When I first tried this code I thought it had a bug. I called `trial` 10 times and got the same values for |A+A| and |A*A| every time. That was because I chose R large relative to N. In that case, it is likely that every sum and every product will be unique, aside from the redundancy from commutativity. That is, if R >> N, it is likely that |A+A| and |A*A| will both equal N(N+1)/2. Things get more interesting when N is closer to R.

## Probability vs combinatorics

The Erdős-Szemerédi problem is a problem in combinatorics, looking for deterministic lower bounds. But it seems natural to consider a probabilistic extension. Instead of asking about lower bounds on |A+A| and |A*A| you could ask for the distribution on |A+A| and |A*A| when the sets A are drawn from some probability distribution.

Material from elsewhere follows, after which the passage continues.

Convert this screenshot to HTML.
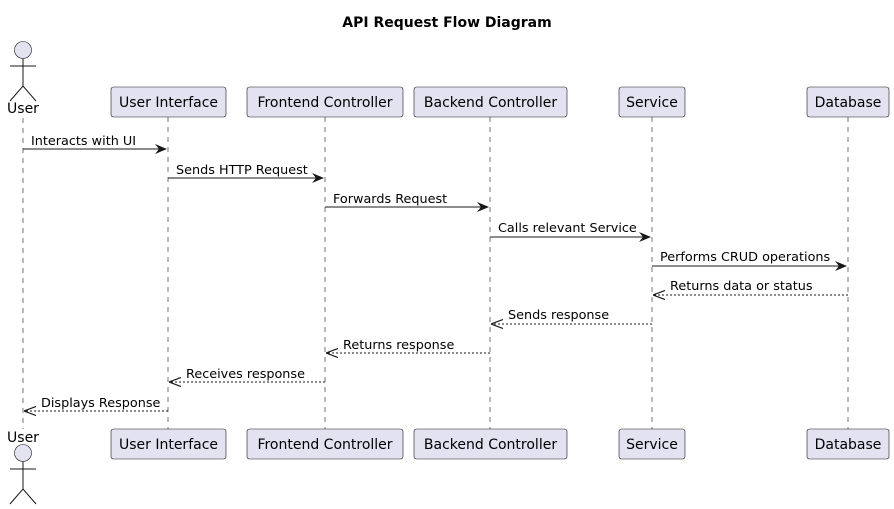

If the set A is drawn from a continuous distribution, then |A+A| and |A*A| both equal N(N+1)/2 with probability 1. Only careful choices, ones that would happen randomly with probability zero, could prevent the sums and products from being unique, modulo commutativity, as in the case R >> N above.

If the set A is an arithmetic sequence then |A+A| is small and |A*A| is large, and the opposite holds if A is a geometric sequence. So it might be interesting to look at the correlation of |A+A| and |A*A| when A comes from a discrete distribution, such as choosing N integers uniformly from [1, R] when N/R is not too small.